Ouvriers, travailleurs, artisans, paysans pauvres, chômeurs, professeurs et étudiants. Vous qui errez à la recherche illusoire d’un espoir perdu ! Electeurs de toutes les couches défavorisées. Vous qui vous démenez, larmes aux yeux, comme un bébé délibérément abandonné au bord du chemin par une mère marâtre! Sachez-le, électeurs, il n’est pas de sauveurs suprêmes, ni de messie. Ne votez pour aucun candidat !
Chacun de vous, soyez vous-même votre propre candidat. Votez-vous vous-mêmes ! Car vous êtes les seuls à vivre vos malheurs dans la nuit de l’abandon dont vous êtes victimes. Votez pour exiger un abri confortable à offrir aux victimes de l’ouragan Matthew, pour recevoir le minimum nécessaire à une vie décente et digne ! Votez pour débarrasser le pays de ces hordes de candidats méchants qui ne vous ont pas en tête mais bien les privilèges d’un pouvoir souvent mal acquis.

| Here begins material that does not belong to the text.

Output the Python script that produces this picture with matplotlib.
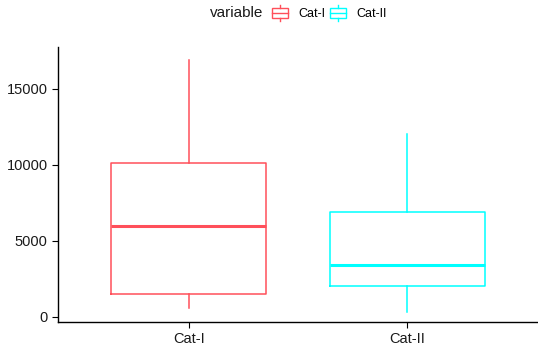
import matplotlib.pyplot as plt
from matplotlib.lines import Line2D
from matplotlib.legend_handler import HandlerBase
from matplotlib.patches import Rectangle

plt.rcParams['font.family'] = ['Liberation Sans', 'DejaVu Sans']

categories = ['Cat-I', 'Cat-II']
whisker_low = [590, 330]
q1 = [1510, 2040]
median = [6000, 3420]
q3 = [10130, 6910]
whisker_high = [16900, 12040]
colors = ['#FF4F5A', '#00FFFF']
y_ticks = [0, 5000, 10000, 15000]

fig = plt.figure(figsize=(5.38, 3.5), dpi=100)
ax = fig.add_axes([58 / 538, 28 / 350, 480 / 538, 275 / 350])

stats = []
for i, c in enumerate(categories):
    stats.append({'label': c, 'whislo': whisker_low[i], 'q1': q1[i], 'med': median[i],
                  'q3': q3[i], 'whishi': whisker_high[i], 'fliers': []})

for i, s in enumerate(stats):
    col = colors[i]
    ax.bxp([s], positions=[i + 1], widths=0.71, showcaps=False,
           boxprops=dict(color=col, linewidth=1.1),
           whiskerprops=dict(color=col, linewidth=1.1),
           medianprops=dict(color=col, linewidth=2.2),
           manage_ticks=False)

ax.set_xlim(0.4, 2.6)
ax.set_ylim(-330, 17760)
ax.set_xticks([1, 2])
ax.set_xticklabels(categories)
ax.set_yticks(y_ticks)
ax.set_yticklabels([str(v) for v in y_ticks])
ax.tick_params(labelsize=10.5, colors='black', length=4, width=0.8, labelcolor='#1a1a1a')
for side in ['top', 'right']:
    ax.spines[side].set_visible(False)
for side in ['left', 'bottom']:
    ax.spines[side].set_linewidth(1.0)


class BoxHandler(HandlerBase):
    def create_artists(self, legend, orig_handle, xdescent, ydescent, width, height, fontsize, trans):
        col = orig_handle.get_color()
        bw = width * 0.9
        x0 = (width - bw) / 2 - xdescent
        y0 = -ydescent + height * 0.17
        bh = height * 0.66
        xc = width / 2 - xdescent
        rect = Rectangle((x0, y0), bw, bh, fill=False, edgecolor=col, linewidth=1.0, transform=trans)
        med = Line2D([x0, x0 + bw], [y0 + bh / 2] * 2, color=col, linewidth=1.0, transform=trans)
        wt = Line2D([xc, xc], [y0 + bh, -ydescent + height], color=col, linewidth=1.0, transform=trans)
        wb = Line2D([xc, xc], [y0, -ydescent], color=col, linewidth=1.0, transform=trans)
        return [rect, med, wt, wb]


fig.text(210 / 538, 1 - 13 / 350, 'variable', fontsize=11, ha='left', va='center', color='#1a1a1a')
handles = [Line2D([], [], color=c) for c in colors]
leg = fig.legend(handles, categories, loc='center left',
                 bbox_to_anchor=(271 / 538, 1 - 13 / 350), ncol=2, frameon=False, fontsize=9,
                 handler_map={Line2D: BoxHandler()}, borderpad=0, borderaxespad=0,
                 handlelength=1.4, handleheight=1.6, handletextpad=0.8, columnspacing=0.3)

fig.savefig('out.png', dpi=100)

Ne votez aucun individu ; mais votez une idée nationale, un projet national pour un changement social. Votez contre l’occupation du pays ! Votez pour que le choléra disparaisse enfin du pays ! Votez, peuple des taudis, pour que cette classe dominante cesse de vous piétiner comme des mégots de cigarettes ! Votez contre les classes bourgeoises de la droite et de l’extrême droite. Méfiez-vous des pseudo-gauches ! Votez pour imposer la rupture totale avec le système néolibéral, vecteur de destruction nationale. Votez-vous vous-mêmes, pour briser toutes les barrières érigées dans le but de toujours vous barrer la route, vous affaiblir et vous dominer.
Votez-vous vous-mêmes, car vous seuls possédez les solutions nécessaires pour sortir le pays du chaos et de l’anarchie, pour que les droits du peuple haïtien soient rétablis et consacrés. Votez-vous vous-mêmes pour qu’on puisse en finir avec ces élections qui illustrent bien le propos « se laver pour mieux se salir ».
Votez-vous vous-mêmes, artisans, ouvriers, travailleurs, paysans pauvres, chômeurs, professeurs et étudiants pour édifier un pays nouveau avec des structures nouvelles. Votez-vous vous-mêmes pour liquider définitivement la mainmise internationale sur l’élément matériel, sur l’humain, à travers les structures et l’idéologie que véhiculent les candidats, hommes et femmes.
Peuple haïtien ! Face à l’avenir dont nous rêvons, soyons notre propre candidat, notre propre Gouverneur de la Rosée, notre propre Compère Général Soleil, de sorte que nous puissions compter sur nos propres forces et sur l’initiative créatrice des larges masses populaires dans leur juste lutte pour recouvrer leurs droits légitimes et nationaux.